Did you have a specific career path in mind when you chose to study at Warwick?
I was recently home from a gap year in the Negev desert and presented an interview with ballet choreographer Martin Wright.
What top tips do you have for Warwick graduates who would like to work in your sector?
1. Never give up.
2. Never be afraid to fail.
3. Never fail to appreciate that "everything counts" and will help build resilience for your life, as that is your CV in the 21st century.
What has been your greatest career challenge to date and how did your experience and skills help overcome it?

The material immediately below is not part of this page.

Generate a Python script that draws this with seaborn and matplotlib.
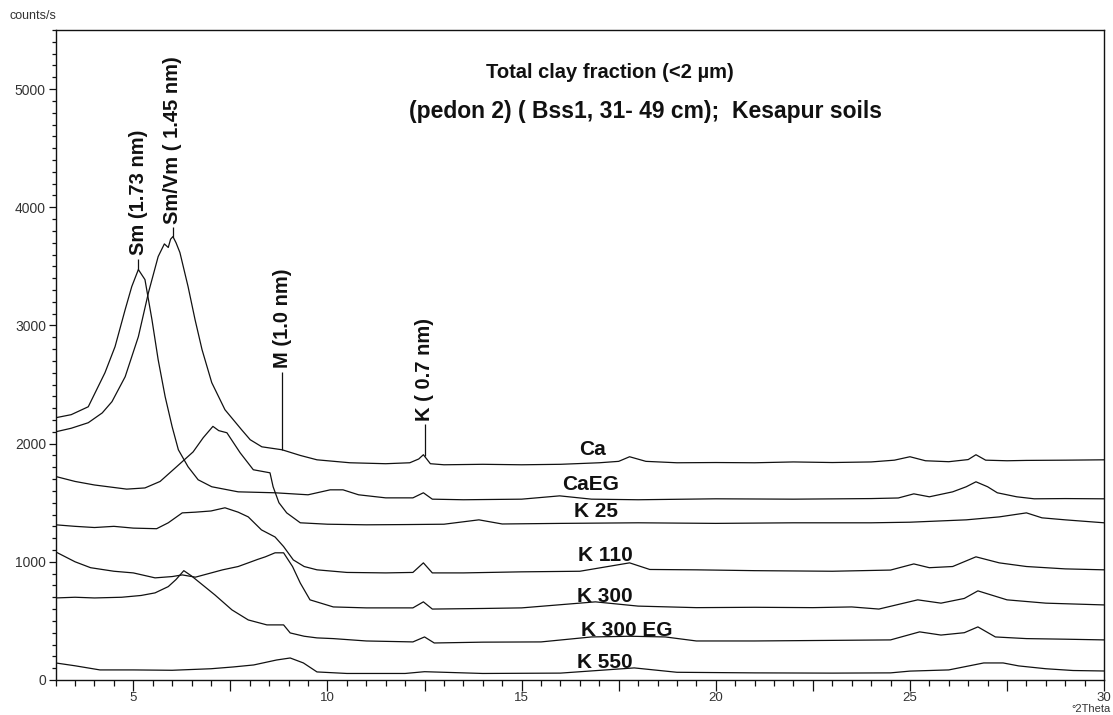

Writing Race Equality Scheme for Thanet District Council, (12 Directors, 500 staff) and publishing it in June 2004, without any training or blueprint. I set up Key Service reps, liaised, revised, and produced a five-year programme for evaluation.
Producing a school production of Les Misérables at Granville Theatre, where BAFTA award-winning Brenda Blethryn is a patron, and was in the audience.
Both of these scenarios required a steel-like focus for getting the job done, whatever obstacles we faced, and taking positive and negative reviews throughout the process, but achieving the set goal.
What’s the best piece of advice you’ve been given in relation to your career?
"If at first you don't succeed...try another medium."
Thus far, I have found myself performing poetry, theatre (including in front of the Bishops of Lambeth 1998), reading news on Radio, creating an Altar Cloth to mark Bishop Rose's visit in 2023, and last month, an art for auction for Pilgrims Hospice at Anthony Giles Studio.
What do you know now that you wish you had known when you were applying for jobs?
That women will usually be discriminated against, and that smashing that glass ceiling is the role some of us were destined to play, whether we knew it at the time, or not.